Kriterlerini başarıya değil, Galatasaray değerlerine göre belirleyen kongre üyeleri de ‘Başkanımızı bırakmayız’ diyebilir. Canaydın’ın oy hesabı yapmadan, sakin bir ortamda belirleyeceği yönetim de, yılların sıkıntısına çözüm üretebilir.
Mali Kongre’de gündeme gelen şu cümleler ne anlam ifade eder sizce? “Sıhhatim yerinde ve her görevi yürütebilirim. Tam yetki verdiğim futbol şubesi ve Futbol A.Ş. adına, Avrupa’da yaşadığımız üzüntülü neticeden dolayı özür diliyorum. Genel kurul haricinde hiçbir kuvvete teslim olmadım ve olmayacağım.”

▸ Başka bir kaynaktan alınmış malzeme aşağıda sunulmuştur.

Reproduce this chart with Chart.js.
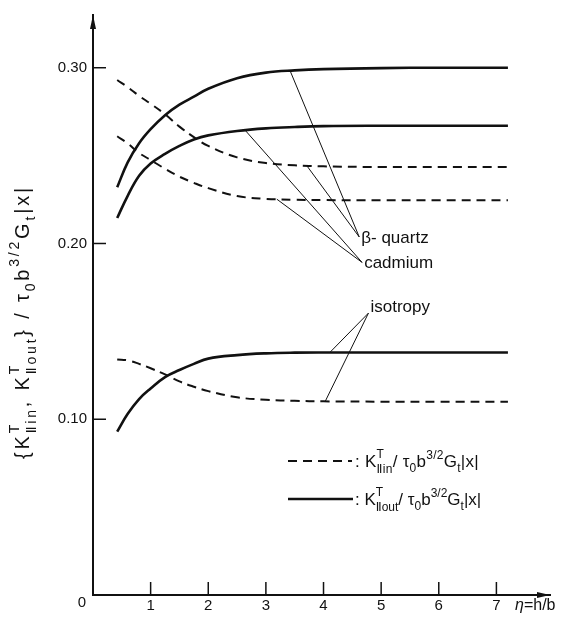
<!DOCTYPE html>
<html>
<head>
<meta charset="utf-8">
<script src="https://cdn.jsdelivr.net/npm/chart.js@4/dist/chart.umd.min.js"></script>
<style>
html,body{margin:0;padding:0;background:#fff;}
canvas{display:block;}
</style>
</head>
<body>
<canvas id="c" width="565" height="626"></canvas>
<script>
// ---- data ----
const etas = [0.42, 0.6, 0.8, 1.0, 1.25, 1.5, 1.75, 2.0, 2.5, 3.0, 3.5, 4.0, 5.0, 6.0, 7.2];
const quartzOut  = [0.232, 0.246, 0.257, 0.265, 0.273, 0.279, 0.2835, 0.288, 0.294, 0.2972, 0.2985, 0.2992, 0.2998, 0.300, 0.300];
const quartzIn   = [0.293, 0.289, 0.284, 0.2795, 0.2735, 0.2665, 0.2605, 0.2555, 0.249, 0.2458, 0.2445, 0.2439, 0.2435, 0.2435, 0.2435];
const cadmiumOut = [0.2145, 0.227, 0.2385, 0.2455, 0.251, 0.2555, 0.2592, 0.2615, 0.264, 0.2655, 0.2663, 0.2668, 0.267, 0.267, 0.267];
const cadmiumIn  = [0.261, 0.257, 0.2515, 0.2475, 0.2425, 0.238, 0.2345, 0.2315, 0.227, 0.2254, 0.2249, 0.2247, 0.2246, 0.2246, 0.2246];
const isoOut     = [0.093, 0.103, 0.1115, 0.1175, 0.124, 0.128, 0.1315, 0.1345, 0.1365, 0.1375, 0.1379, 0.138, 0.138, 0.138, 0.138];
const isoIn      = [0.134, 0.1335, 0.1315, 0.129, 0.1255, 0.1215, 0.1185, 0.116, 0.1125, 0.1111, 0.1105, 0.1102, 0.110, 0.110, 0.110];

const xTicks = [1, 2, 3, 4, 5, 6, 7];
const yTicks = [0.10, 0.20, 0.30];

// leader labels: text, anchor (eta, value), and the eta where each leader meets its curve
const leaderLabels  = ['β- quartz', 'cadmium', 'isotropy'];
const leaderAnchors = [[4.62, 0.2037], [4.67, 0.1892], [4.78, 0.1604]];
const leaderSeries  = [[quartzOut, quartzIn], [cadmiumOut, cadmiumIn], [isoOut, isoIn]];
const leaderEtas    = [[3.42, 3.71], [2.64, 3.19], [4.11, 4.03]];

const INK = '#111';
const FONT = '"Liberation Sans", "DejaVu Sans", sans-serif';

function pts(vals){ return etas.map((e,i)=>({x:e, y:vals[i]})); }
function interp(vals, e){
  for (let i=0;i<etas.length-1;i++){
    if (e>=etas[i] && e<=etas[i+1]){
      const t=(e-etas[i])/(etas[i+1]-etas[i]);
      return vals[i]+t*(vals[i+1]-vals[i]);
    }
  }
  return vals[vals.length-1];
}

// rich text: parts = [{t}, {t, sub:true}, {t, sup:true}, {st: 'sup', sb: 'sub'}]
const SS = 0.68;
function fontFor(p, size){
  if (p.st!==undefined || p.sub || p.sup) return Math.round(size*SS)+'px '+FONT;
  return (p.it?'italic ':'')+size+'px '+FONT;
}
function txtW(ctx, s, gap){ let w=0; for (const ch of s) w+=ctx.measureText(ch).width+gap; return w; }
function txtDraw(ctx, s, x, y, gap){ for (const ch of s){ ctx.fillText(ch, x, y); x+=ctx.measureText(ch).width+gap; } return x; }
function richWidth(ctx, parts, size, gap){
  let w=0;
  for (const p of parts){
    ctx.font=fontFor(p,size);
    if (p.st!==undefined) w += Math.max(txtW(ctx,p.st,gap), txtW(ctx,p.sb,gap));
    else w += txtW(ctx,p.t,gap);
  }
  return w;
}
function countChars(parts){
  let n=0;
  for (const p of parts){
    if (p.st!==undefined) n+=Math.max([...p.st].length,[...p.sb].length);
    else n+=[...p.t].length;
  }
  return n;
}
function drawRich(ctx, x, y, parts, size, gap){
  gap=gap||0;
  ctx.textBaseline='alphabetic';
  ctx.textAlign='left';
  let cx=x;
  for (const p of parts){
    ctx.font=fontFor(p,size);
    if (p.st!==undefined){
      const a=txtDraw(ctx, p.st, cx, y-size*0.52, gap);
      const b=txtDraw(ctx, p.sb, cx, y+size*0.34, gap);
      cx=Math.max(a,b);
    } else if (p.sub){
      cx=txtDraw(ctx, p.t, cx, y+size*0.3, gap);
    } else if (p.sup){
      cx=txtDraw(ctx, p.t, cx, y-size*0.5, gap);
    } else {
      cx=txtDraw(ctx, p.t, cx, y, gap);
    }
  }
  return cx-x;
}
function drawRichFit(ctx, x, y, parts, size, targetW){
  const w=richWidth(ctx, parts, size, 0);
  const gap=Math.max(0,(targetW-w)/countChars(parts));
  drawRich(ctx, x, y, parts, size, gap);
}

const tail = [{t:'/ τ'},{t:'0',sub:true},{t:'b'},{t:'3/2',sup:true},{t:'G'},{t:'t',sub:true},{t:'|x|'}];
const legendIn  = [{t:': K'},{st:'T',sb:'Ⅱin'}].concat(tail);
const legendOut = [{t:': K'},{st:'T',sb:'Ⅱout'}].concat(tail);
const yTitle = [{t:'{K'},{st:'T',sb:'Ⅱin'},{t:', K'},{st:'T',sb:'Ⅱout'},{t:'} '}].concat(tail);

const overlay = {
  id:'overlay',
  afterDatasetsDraw(chart){
    const ctx=chart.ctx, xs=chart.scales.x, ys=chart.scales.y, a=chart.chartArea;
    ctx.save();
    ctx.strokeStyle=INK; ctx.fillStyle=INK;
    // inner tick marks
    ctx.lineWidth=1.5;
    for (const v of yTicks){
      const py=ys.getPixelForValue(v);
      ctx.beginPath(); ctx.moveTo(a.left, py); ctx.lineTo(a.left+13, py); ctx.stroke();
    }
    for (const v of xTicks){
      const px=xs.getPixelForValue(v);
      ctx.beginPath(); ctx.moveTo(px, a.bottom); ctx.lineTo(px, a.bottom-13); ctx.stroke();
    }
    // axis arrows
    ctx.beginPath();
    ctx.moveTo(a.left, a.top); ctx.lineTo(a.left-3, a.top+14); ctx.lineTo(a.left+3, a.top+14); ctx.closePath(); ctx.fill();
    ctx.beginPath();
    ctx.moveTo(a.right, a.bottom); ctx.lineTo(a.right-13, a.bottom-3); ctx.lineTo(a.right-13, a.bottom+3); ctx.closePath(); ctx.fill();
    // leader lines
    ctx.lineWidth=1;
    leaderLabels.forEach((lab,i)=>{
      const ax=xs.getPixelForValue(leaderAnchors[i][0]), ay=ys.getPixelForValue(leaderAnchors[i][1]);
      leaderSeries[i].forEach((ser,j)=>{
        const e=leaderEtas[i][j];
        const px=xs.getPixelForValue(e), py=ys.getPixelForValue(interp(ser,e));
        ctx.beginPath(); ctx.moveTo(ax,ay); ctx.lineTo(px,py); ctx.stroke();
      });
    });
    // leader label texts
    ctx.font='17px '+FONT; ctx.textAlign='left'; ctx.textBaseline='alphabetic';
    const offs=[[2,6],[2,6],[2,-1]];
    leaderLabels.forEach((lab,i)=>{
      const ax=xs.getPixelForValue(leaderAnchors[i][0]), ay=ys.getPixelForValue(leaderAnchors[i][1]);
      ctx.fillText(lab, ax+offs[i][0], ay+offs[i][1]);
    });
    // origin label and x-axis title
    ctx.font='15px '+FONT; ctx.textAlign='center'; ctx.textBaseline='middle';
    ctx.fillText('0', xs.getPixelForValue(0)-11, 603);
    drawRich(ctx, 515, 610, [{t:'η',it:true},{t:'=h/b'}], 16);
    // legend
    ctx.lineWidth=2; ctx.setLineDash([9,6]);
    ctx.beginPath(); ctx.moveTo(288,461); ctx.lineTo(352,461); ctx.stroke();
    ctx.setLineDash([]); ctx.lineWidth=2.6;
    ctx.beginPath(); ctx.moveTo(288,499); ctx.lineTo(353,499); ctx.stroke();
    drawRichFit(ctx, 355, 467, legendIn, 17, 124);
    drawRichFit(ctx, 355, 505, legendOut, 17, 124);
    // y-axis title (rotated)
    ctx.translate(29, 322); ctx.rotate(-Math.PI/2);
    drawRichFit(ctx, -137, 0, yTitle, 20, 274);
    ctx.restore();
  }
};

function ds(label, vals, dashed){
  return {label, data: pts(vals), borderColor: INK, borderWidth: dashed?2:2.6,
    borderDash: dashed?[9,6]:[], pointRadius:0, fill:false, tension:0.4};
}

new Chart(document.getElementById('c'), {
  type:'line',
  data:{ datasets:[
    ds('quartz out', quartzOut, false),
    ds('quartz in', quartzIn, true),
    ds('cadmium out', cadmiumOut, false),
    ds('cadmium in', cadmiumIn, true),
    ds('isotropy out', isoOut, false),
    ds('isotropy in', isoIn, true)
  ]},
  options:{
    responsive:false, animation:false, devicePixelRatio:1,
    layout:{ padding:{ top:5, right:15, left:0, bottom:0 } },
    plugins:{ legend:{display:false}, tooltip:{enabled:false} },
    scales:{
      x:{ type:'linear', min:0, max:7.93,
        afterBuildTicks(s){ s.ticks = xTicks.map(v=>({value:v})); },
        afterFit(s){ s.height = 31; },
        grid:{ display:false, drawTicks:false },
        border:{ display:true, color:INK, width:2 },
        ticks:{ color:INK, font:{ family:FONT, size:15 }, padding:2, maxRotation:0,
          callback:v=>String(v) } },
      y:{ type:'linear', min:0, max:0.33,
        afterBuildTicks(s){ s.ticks = yTicks.map(v=>({value:v})); },
        afterFit(s){ s.width = 93; },
        grid:{ display:false, drawTicks:false },
        border:{ display:true, color:INK, width:2 },
        ticks:{ color:INK, font:{ family:FONT, size:15 }, padding:6,
          callback:v=>v.toFixed(2) } }
    }
  },
  plugins:[overlay]
});
</script>
</body>
</html>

Galatasaray camiasında, özellikle böylesi durumlarda, neyin ne olacağı hiiiiç ama hiç belli olmaz. Bekleyelim görelim.
Oğuz DİZER
Canaydın farkı!Canaydın göreve başladığı günden itibaren herkesi şaşırttı, şaşırtmaya da devam ediyor. Duruşuyla, insanlığıyla, centilmenliğiyle değişik bir başkan profili çizen Canaydın’ın her davranışı, her sözü, her icraatı bazı sürprizleri barındırmıştır. Son kararı da aynen böyle oldu. Bizim kültürümüzde koltuklar genellikle terk edilmez. Ama Canaydın burada da farklı bir duruş sergileyerek ders vermiştir. Başarılı olup olmadığına tarih karar verir. Ancak şu bir gerçek ki, kulüpte sağladığı mali disiplinle, hayata geçirdiği stat projesiyle geleceği teminat altına almıştır. Dedikoduların aksine Canaydın’ın Aziz Yıldırım gibi, baskılara dayanamayıp döneceğini sanmıyorum. Bırakmasının ani bir karar olduğunu da düşünmüyorum. Bu karar, uzun uzun düşünüldükten sonra verilmiştir. Canaydın seçimde yine olacaktır; ama bir duayen olarak. İstikrardan yana olan Canaydın aday olması halinde bence Polat’ı destekleyecektir. Doğrusu da budur.
Hamit TURHAN
Fener’in kurbanı!Canaydın’ın görev yaptığı 6 yıllık süre içinde en büyük handikapı yapamadıkları değil, Aziz Yıldırım’ın Fenerbahçe adına başardıklarıdır! Olaylara popülist yaklaşmama adına büyük uğraş verdi. Borç batağında hareket yeteneği oldukça kısıtlıydı ve verdiği sözlerin pek çoğunu bu nedenden ötürü tutamadı. Saracoğlu’nda ezeli rakibini (bazılarına göre yanlışlıkla da olsa!) alkışlaması, taraftarların gözünde kendini bitirdi. Tribün desteği zaten yoktu, sıcak para girdisi de... Yönetim içinde birlik deseniz, hak getire. Camianın etkili isimleri bazen gizliden, bazen açıktan altını sürekli oydu. Tüm bu sonuçlarda istemeyerek de olsa payı vardı. Her şeye karşın çok sevdiği Galatasaray için olumlu sayılabilecek işlere de imza attı. Lise kökenlilerden büyük bir oy potansiyeli olduğu kesin. Seçime girmese de, sonucu doğrudan etkileyeceğini ve birini işaret edeceğini düşünüyorum. Galatasaray için en hayırlısı, yıpranmamış, genç ve yeni bir yüzün koltuğa oturması olur.
Ayhan YILMAZ
Başkanların başkanı!Ne yaptın Özhan Abi!.. Bizleri bırakıp gitmenin sırası mıydı? Oysa hayallerin tek tek gerçekleşiyordu. Erozyona uğrayan Galatasaray terbiyesi ve kültürünü tekrar canlandırdın. Kavgaları bitirdin. Ama yaranamadın. Mağlup olduğun rakibinin elini sıktın, yine yaranamadın. Mucizevi şampiyonluklara imza attın, ıslıklandın. Sizden önceki harcamalara baktın, sustun, deşifre etmedin. Kan kustun, ‘Kızılcık şurubu’ dedin. Oysa için yanıyordu. Kimseye kızmadın. Gönlünde kara kaplı deftere yer yoktu. Anadolu kulüplerinin baştacı oldun, kendi menfaatlerini hiçe sayarak. Şimdi gidiyorsun. Önce gazeteci, daha sonra bir kongre üyesi olarak, bana sorarsan, vazgeç. Sizi 12 yaşımdayken Hasnun Galip Sokağı’nda görmüştüm, antrenmanı, daha doğrusu bizi izliyordunuz. O gün ne kadar heyecanlıysam, bugün o kadar üzgünüm. Ne yazık ki, bırakma nedenini bilmeme rağmen, kalemim burada iflas etti. Ne yaptın Özhan Abi!